Stated goal.
Filter the lines below, copying only those with the string "chart".

Entries provided.
● ● ● ●
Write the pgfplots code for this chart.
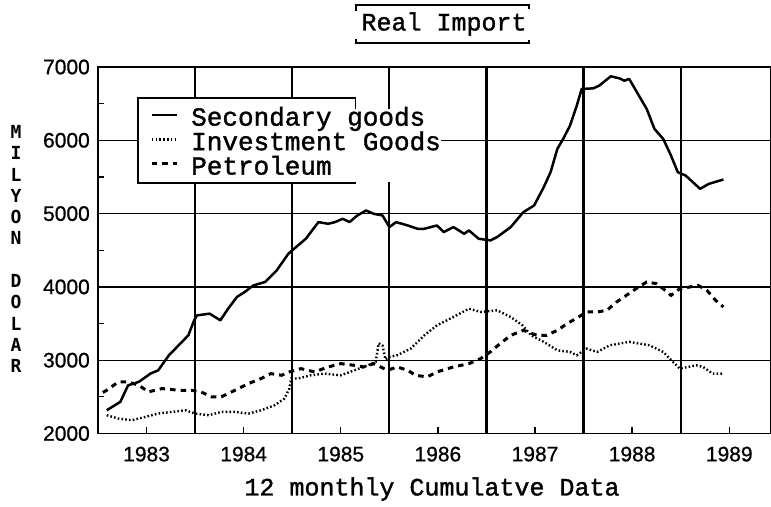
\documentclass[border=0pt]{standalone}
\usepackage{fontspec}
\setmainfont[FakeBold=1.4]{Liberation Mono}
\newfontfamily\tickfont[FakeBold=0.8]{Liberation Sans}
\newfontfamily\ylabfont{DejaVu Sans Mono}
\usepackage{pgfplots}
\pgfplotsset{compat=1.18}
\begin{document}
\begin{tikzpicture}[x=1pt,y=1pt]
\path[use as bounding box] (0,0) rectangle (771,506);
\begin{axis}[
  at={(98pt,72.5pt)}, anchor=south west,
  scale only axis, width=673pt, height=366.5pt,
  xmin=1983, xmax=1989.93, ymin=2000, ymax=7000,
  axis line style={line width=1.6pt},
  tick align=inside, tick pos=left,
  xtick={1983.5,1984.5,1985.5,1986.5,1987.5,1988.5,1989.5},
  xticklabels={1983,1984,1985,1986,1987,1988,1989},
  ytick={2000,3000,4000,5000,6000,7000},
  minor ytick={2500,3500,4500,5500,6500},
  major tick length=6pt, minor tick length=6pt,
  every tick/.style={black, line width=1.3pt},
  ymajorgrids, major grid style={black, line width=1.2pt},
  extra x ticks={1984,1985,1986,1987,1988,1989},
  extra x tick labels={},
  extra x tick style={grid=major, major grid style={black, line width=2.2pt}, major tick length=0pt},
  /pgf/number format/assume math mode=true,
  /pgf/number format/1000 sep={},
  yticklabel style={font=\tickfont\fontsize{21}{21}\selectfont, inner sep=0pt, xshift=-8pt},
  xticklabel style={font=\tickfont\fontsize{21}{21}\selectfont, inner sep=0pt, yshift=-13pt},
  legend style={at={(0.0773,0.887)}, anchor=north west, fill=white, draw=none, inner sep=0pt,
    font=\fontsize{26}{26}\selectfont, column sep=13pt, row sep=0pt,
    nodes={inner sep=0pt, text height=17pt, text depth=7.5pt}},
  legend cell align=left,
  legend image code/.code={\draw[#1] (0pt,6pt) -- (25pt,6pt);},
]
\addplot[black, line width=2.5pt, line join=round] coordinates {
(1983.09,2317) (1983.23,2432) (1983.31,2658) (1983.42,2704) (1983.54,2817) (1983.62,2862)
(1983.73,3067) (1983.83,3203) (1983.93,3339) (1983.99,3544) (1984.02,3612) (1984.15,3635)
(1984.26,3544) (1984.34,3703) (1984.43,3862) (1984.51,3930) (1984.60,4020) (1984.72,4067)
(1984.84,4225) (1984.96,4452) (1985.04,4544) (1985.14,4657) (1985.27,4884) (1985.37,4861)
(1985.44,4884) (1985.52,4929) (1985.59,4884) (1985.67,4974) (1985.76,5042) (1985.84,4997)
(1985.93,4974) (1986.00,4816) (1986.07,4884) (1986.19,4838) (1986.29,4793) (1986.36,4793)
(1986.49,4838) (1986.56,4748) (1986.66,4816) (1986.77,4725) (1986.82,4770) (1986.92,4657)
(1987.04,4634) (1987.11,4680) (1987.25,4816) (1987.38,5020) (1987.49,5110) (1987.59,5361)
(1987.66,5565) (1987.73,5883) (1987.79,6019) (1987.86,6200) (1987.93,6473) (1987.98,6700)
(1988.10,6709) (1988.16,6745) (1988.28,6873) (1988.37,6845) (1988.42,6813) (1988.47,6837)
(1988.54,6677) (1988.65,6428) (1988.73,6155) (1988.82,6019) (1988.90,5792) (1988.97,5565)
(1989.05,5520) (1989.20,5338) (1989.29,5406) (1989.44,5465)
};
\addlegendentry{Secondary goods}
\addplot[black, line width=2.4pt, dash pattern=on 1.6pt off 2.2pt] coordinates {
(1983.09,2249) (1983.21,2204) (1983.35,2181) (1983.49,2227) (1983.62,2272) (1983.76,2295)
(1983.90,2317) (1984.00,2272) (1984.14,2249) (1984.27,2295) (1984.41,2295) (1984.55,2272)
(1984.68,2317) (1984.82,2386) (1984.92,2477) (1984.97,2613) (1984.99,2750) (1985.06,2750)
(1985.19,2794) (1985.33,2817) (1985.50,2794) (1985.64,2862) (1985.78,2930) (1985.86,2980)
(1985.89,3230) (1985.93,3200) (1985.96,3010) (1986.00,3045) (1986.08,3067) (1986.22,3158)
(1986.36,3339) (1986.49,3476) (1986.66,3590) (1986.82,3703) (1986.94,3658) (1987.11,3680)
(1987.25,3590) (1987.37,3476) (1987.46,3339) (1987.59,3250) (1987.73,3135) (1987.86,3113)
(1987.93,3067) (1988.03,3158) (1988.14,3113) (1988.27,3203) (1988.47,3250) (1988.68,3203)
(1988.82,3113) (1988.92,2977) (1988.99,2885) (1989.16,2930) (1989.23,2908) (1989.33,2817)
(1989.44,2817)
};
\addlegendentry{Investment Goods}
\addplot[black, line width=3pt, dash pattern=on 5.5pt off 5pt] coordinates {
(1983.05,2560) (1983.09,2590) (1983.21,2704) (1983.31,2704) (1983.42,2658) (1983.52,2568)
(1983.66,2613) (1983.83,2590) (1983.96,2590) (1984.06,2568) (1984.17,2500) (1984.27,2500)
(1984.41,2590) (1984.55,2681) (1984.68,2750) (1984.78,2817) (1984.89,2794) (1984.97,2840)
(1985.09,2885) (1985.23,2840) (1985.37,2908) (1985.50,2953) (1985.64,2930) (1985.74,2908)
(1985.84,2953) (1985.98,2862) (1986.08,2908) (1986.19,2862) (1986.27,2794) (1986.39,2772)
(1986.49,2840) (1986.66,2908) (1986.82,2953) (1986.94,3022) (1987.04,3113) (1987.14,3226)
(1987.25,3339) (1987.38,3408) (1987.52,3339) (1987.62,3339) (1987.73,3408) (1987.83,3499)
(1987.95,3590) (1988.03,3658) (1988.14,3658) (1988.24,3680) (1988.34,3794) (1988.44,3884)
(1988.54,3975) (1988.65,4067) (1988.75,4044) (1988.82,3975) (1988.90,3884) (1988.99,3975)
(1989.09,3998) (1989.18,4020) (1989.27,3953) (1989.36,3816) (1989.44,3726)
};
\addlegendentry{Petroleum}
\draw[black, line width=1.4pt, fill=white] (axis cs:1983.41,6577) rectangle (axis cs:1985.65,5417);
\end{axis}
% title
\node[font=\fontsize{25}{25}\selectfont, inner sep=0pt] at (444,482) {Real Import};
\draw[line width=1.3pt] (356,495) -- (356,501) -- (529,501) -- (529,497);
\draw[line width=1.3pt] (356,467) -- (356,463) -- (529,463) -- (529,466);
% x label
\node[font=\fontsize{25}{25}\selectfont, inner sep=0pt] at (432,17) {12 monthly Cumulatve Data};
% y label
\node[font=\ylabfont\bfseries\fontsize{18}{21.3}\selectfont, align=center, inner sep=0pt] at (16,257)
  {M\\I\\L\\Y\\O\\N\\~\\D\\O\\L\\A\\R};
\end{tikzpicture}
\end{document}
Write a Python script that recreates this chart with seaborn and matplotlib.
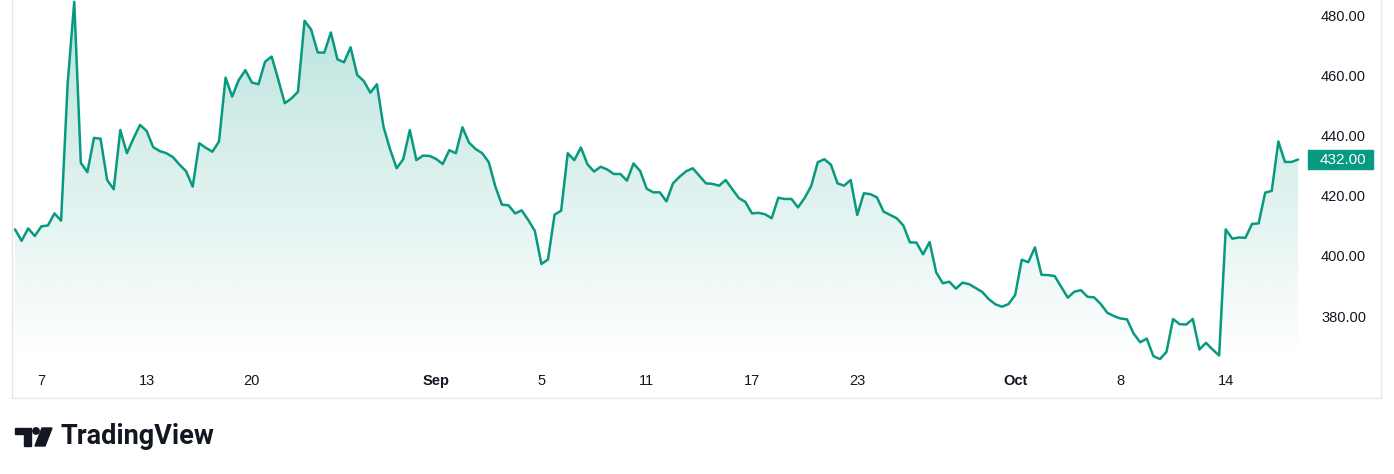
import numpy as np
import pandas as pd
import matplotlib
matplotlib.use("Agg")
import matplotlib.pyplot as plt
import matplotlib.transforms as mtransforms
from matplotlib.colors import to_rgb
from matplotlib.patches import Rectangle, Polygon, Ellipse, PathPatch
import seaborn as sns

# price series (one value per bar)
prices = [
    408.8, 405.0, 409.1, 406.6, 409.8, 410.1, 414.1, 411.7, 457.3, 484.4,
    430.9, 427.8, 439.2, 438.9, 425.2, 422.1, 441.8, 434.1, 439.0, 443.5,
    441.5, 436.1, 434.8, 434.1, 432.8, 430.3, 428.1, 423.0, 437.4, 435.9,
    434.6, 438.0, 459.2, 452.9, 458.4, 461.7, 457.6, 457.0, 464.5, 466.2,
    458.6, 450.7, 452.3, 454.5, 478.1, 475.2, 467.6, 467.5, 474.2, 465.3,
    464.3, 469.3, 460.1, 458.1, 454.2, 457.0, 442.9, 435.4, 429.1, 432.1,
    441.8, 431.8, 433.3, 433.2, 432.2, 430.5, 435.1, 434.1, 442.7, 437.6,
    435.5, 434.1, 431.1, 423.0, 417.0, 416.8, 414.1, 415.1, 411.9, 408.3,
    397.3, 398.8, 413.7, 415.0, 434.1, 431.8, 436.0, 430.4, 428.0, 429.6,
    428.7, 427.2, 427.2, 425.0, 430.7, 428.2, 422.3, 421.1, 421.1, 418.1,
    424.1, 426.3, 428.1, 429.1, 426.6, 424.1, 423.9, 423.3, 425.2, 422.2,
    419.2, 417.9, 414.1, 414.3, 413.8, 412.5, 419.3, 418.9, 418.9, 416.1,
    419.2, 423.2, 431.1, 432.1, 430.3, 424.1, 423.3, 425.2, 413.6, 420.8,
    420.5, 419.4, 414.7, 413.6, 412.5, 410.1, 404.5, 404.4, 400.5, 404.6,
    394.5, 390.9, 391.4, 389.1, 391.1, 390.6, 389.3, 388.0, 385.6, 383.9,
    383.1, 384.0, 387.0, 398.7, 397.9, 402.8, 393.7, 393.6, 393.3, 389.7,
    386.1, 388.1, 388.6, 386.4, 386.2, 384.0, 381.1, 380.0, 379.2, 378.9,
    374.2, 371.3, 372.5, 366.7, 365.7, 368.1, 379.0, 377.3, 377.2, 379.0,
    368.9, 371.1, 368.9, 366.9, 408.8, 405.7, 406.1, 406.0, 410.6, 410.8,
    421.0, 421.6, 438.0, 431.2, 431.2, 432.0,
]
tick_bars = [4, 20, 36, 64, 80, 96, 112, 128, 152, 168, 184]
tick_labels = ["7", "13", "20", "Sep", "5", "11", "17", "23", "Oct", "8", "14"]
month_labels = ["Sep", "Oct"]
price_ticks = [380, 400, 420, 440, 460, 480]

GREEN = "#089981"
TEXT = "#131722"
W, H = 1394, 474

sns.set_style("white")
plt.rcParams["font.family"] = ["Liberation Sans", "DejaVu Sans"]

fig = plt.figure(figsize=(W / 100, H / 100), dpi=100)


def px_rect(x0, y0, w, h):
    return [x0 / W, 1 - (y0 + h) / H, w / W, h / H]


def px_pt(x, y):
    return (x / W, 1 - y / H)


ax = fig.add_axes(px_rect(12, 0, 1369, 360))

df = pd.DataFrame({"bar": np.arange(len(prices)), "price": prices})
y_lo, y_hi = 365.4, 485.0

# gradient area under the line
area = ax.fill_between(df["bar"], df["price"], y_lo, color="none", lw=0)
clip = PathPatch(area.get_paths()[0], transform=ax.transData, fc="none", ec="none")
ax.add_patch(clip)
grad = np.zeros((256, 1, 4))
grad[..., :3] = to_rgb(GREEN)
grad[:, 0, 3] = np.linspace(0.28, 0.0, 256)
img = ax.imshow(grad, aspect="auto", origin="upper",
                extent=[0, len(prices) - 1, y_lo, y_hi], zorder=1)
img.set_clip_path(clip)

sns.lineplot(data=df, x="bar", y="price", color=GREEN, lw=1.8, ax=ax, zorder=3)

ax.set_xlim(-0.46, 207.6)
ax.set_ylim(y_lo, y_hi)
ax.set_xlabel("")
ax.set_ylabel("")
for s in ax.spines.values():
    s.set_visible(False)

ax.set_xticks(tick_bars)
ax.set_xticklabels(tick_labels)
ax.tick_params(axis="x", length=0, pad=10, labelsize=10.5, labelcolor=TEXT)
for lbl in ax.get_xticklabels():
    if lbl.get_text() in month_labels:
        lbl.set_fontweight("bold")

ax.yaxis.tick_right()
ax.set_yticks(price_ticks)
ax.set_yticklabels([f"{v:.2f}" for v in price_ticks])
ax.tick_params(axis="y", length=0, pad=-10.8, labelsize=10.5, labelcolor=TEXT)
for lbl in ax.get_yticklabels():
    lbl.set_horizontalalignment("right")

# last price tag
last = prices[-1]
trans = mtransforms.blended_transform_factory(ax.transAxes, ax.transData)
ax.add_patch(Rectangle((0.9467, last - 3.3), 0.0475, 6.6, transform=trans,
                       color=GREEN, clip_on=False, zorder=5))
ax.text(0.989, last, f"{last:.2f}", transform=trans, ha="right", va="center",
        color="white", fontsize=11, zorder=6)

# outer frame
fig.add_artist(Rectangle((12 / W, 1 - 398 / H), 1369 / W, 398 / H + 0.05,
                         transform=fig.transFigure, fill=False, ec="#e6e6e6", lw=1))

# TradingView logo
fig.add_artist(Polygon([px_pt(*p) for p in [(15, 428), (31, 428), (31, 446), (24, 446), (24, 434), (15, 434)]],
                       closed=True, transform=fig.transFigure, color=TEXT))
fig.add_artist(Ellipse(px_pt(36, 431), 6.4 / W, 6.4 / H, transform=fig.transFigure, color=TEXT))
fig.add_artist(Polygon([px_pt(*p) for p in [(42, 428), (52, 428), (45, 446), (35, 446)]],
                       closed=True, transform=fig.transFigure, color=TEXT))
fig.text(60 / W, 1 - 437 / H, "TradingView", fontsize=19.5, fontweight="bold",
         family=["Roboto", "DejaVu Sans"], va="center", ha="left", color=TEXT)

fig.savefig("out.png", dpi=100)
● ● ● ●
The solution.
Write the pgfplots code for this chart.
Write a Python script that recreates this chart with seaborn and matplotlib.

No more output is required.